Some of the best moments in life are the ones you do not expect. I stumbled into one of these moments on our recent trip to Israel. We were walking through the Israel Holocaust Museum, Yad v’Shem, when I noticed that a number of visitors were new Israeli soldiers. I remembered hearing that a visit to the museum was part of their training but could not recall the reason.
The logic of it seemed odd. Israelis grow up learning about the Holocaust. They study the subject in school. They are reminded of it every year on Yom Hashoah when sirens sound across the country and every Israeli stops for a moment to remember the victims of the Nazi terror. Their great grandparents offer first hand knowledge of the nightmare or their parents and grandparents relate what they have heard about it. The Holocaust is so interwoven into the fabric of Israeli life that it is almost impossible to miss its all pervasive presence.
So why does the Israeli army require its new soldiers to take a tour of Yad v’Shem as part of their training?
I turned to a soldier during a rest stop and asked that question. She said that the military wanted every soldier to know what helped the Nazi’s make their systematic eradication of the Jews acceptable to the non- Jewish community, and that was dehumanization. She said the IDF, the Israeli Defense Force, wanted them to see how the Nazi’s used this tool step by step, to lull Europeans into believing that Jews were less than human and therefore deserving of extermination. In fact, she said, that was the thinking behind the museum’s sequencing of the exhibits.

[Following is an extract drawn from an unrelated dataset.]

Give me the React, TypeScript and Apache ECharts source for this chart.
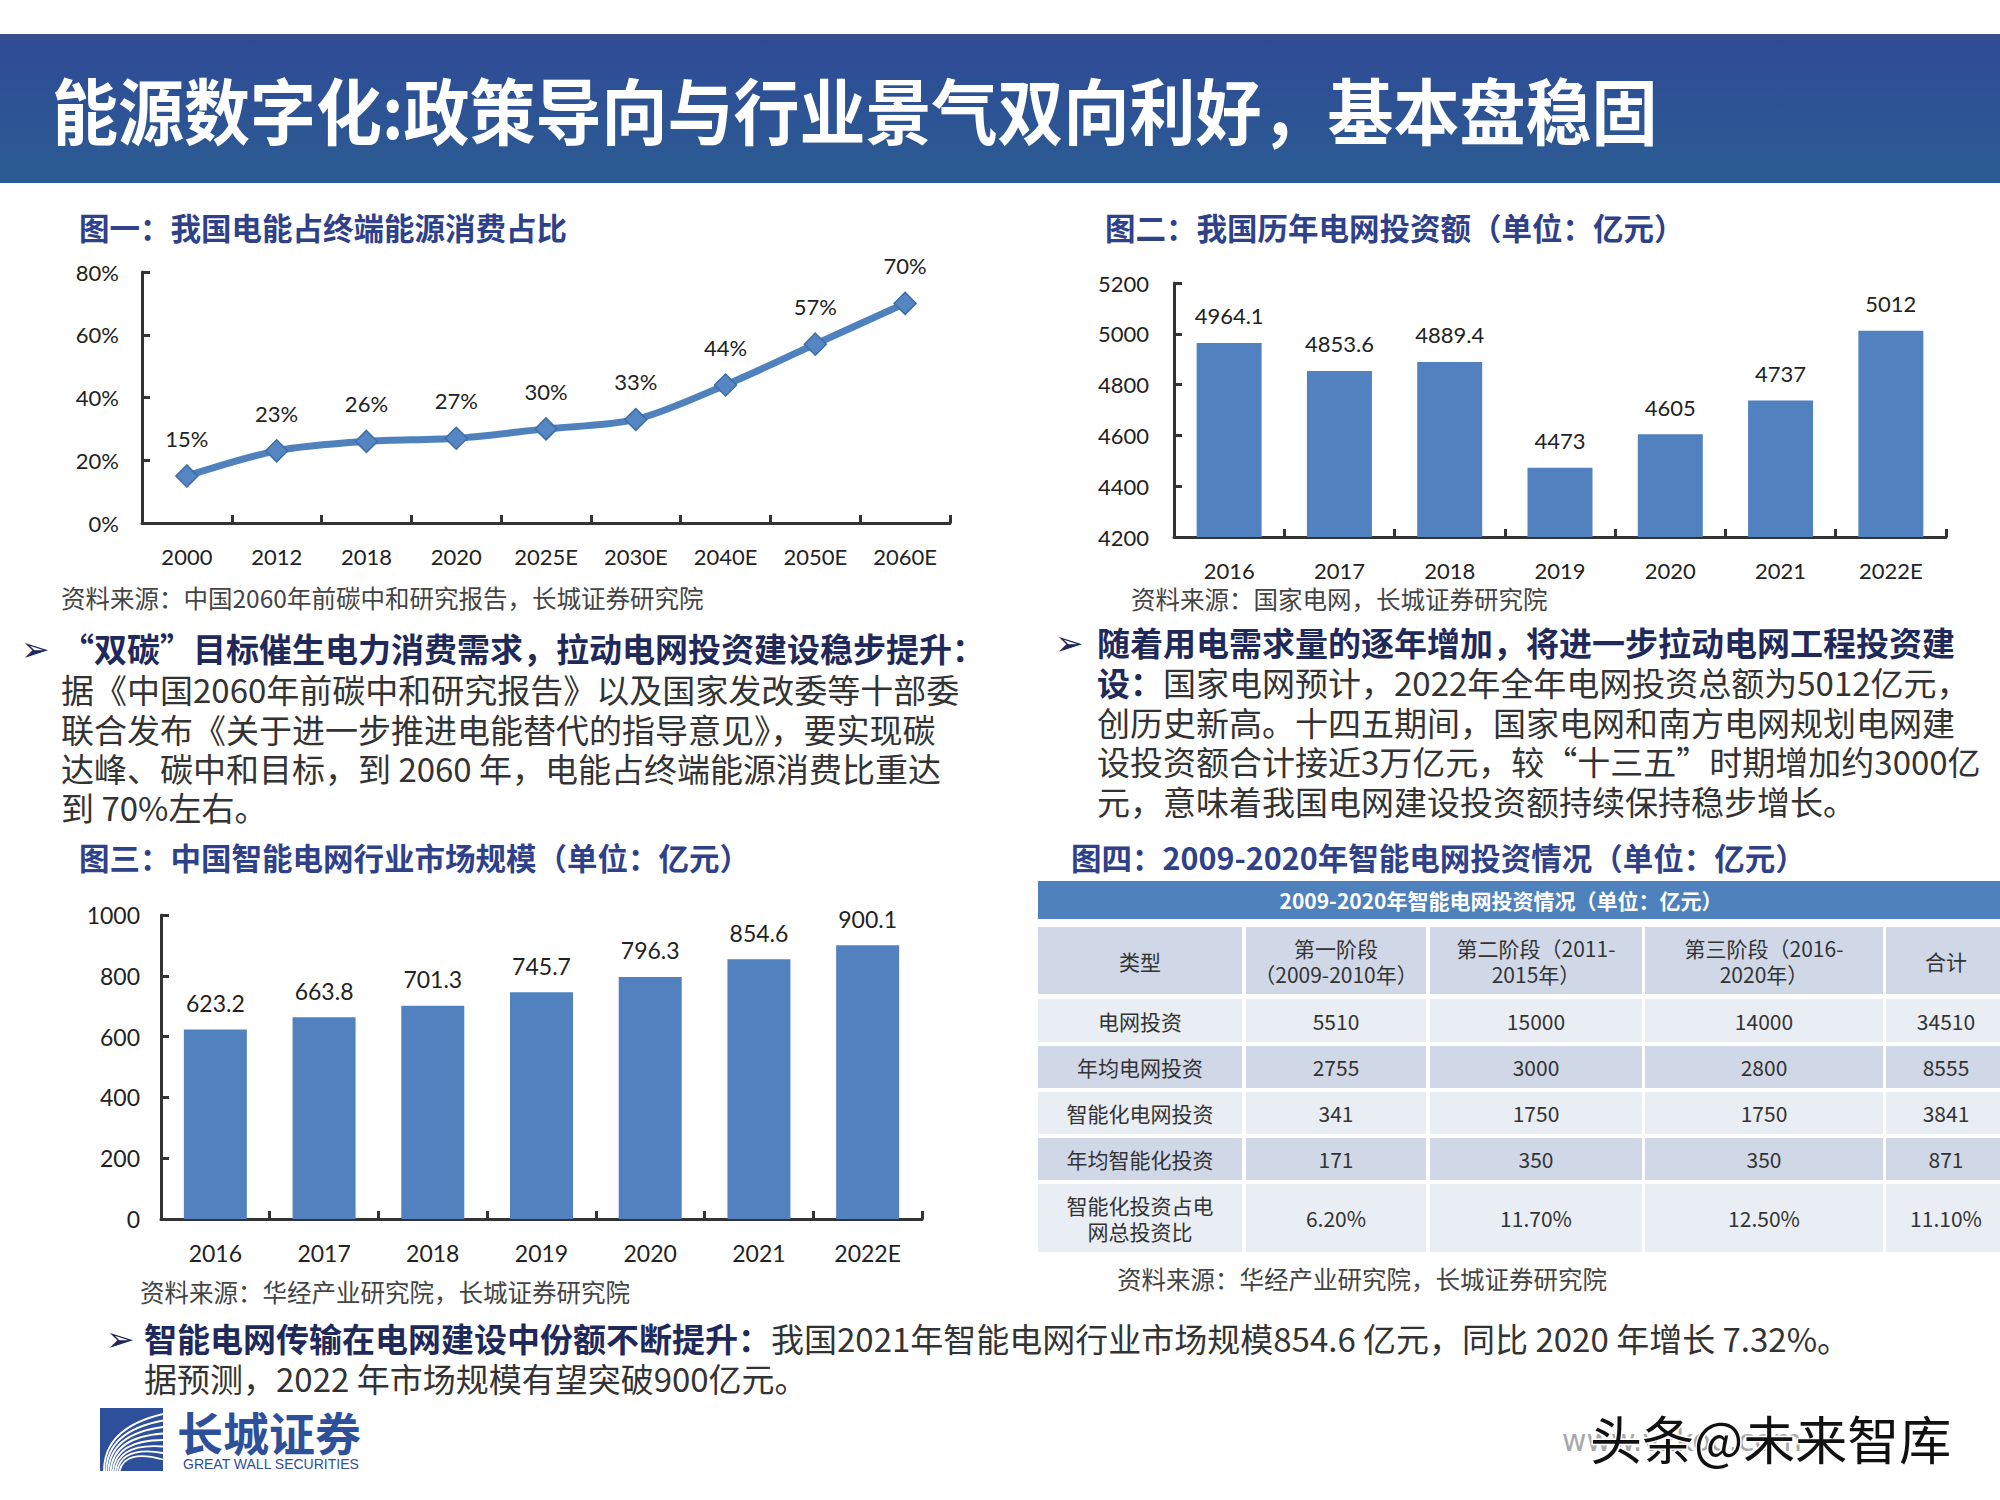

This made sense, but why did the military want these new recruits in particular to learn this? She said the IDF knew that one day, these soldiers might have to engage in door to door combat, and the officers wanted to make sure that the soldiers never allowed themselves to dehumanize their enemies. I had never thought of that as part of Yad v’Shem’s role, but it reminded me of what makes the State of Israel so special.
Combat has a way of twisting ethics. Watching buddies die revives the primal instinct of revenge. But an Israeli soldier cannot be like any soldier. An Israeli soldier carries a 3,500 year old tradition of respect for life in his or her ammunition belt. That fact adds to the moral burden he or she must carry.
An Israeli soldier must learn the difference between being “human” and being “humane.” It is human for a fighter to act on instinct. It is human for a fighter to shoot and ask questions of morality later. Conversely it is humane when a fighter is able to hold his or her instincts in check precisely when his or her survival is on the line. This is part of the reason new Israeli soldiers must tour Yad v’Shem before beginning their tours of duty. An Israeli soldier must be conditioned to be as humane as possible, especially when it is hard to be so. An Israeli soldier must answer to a higher standard. It’s something to be very proud of.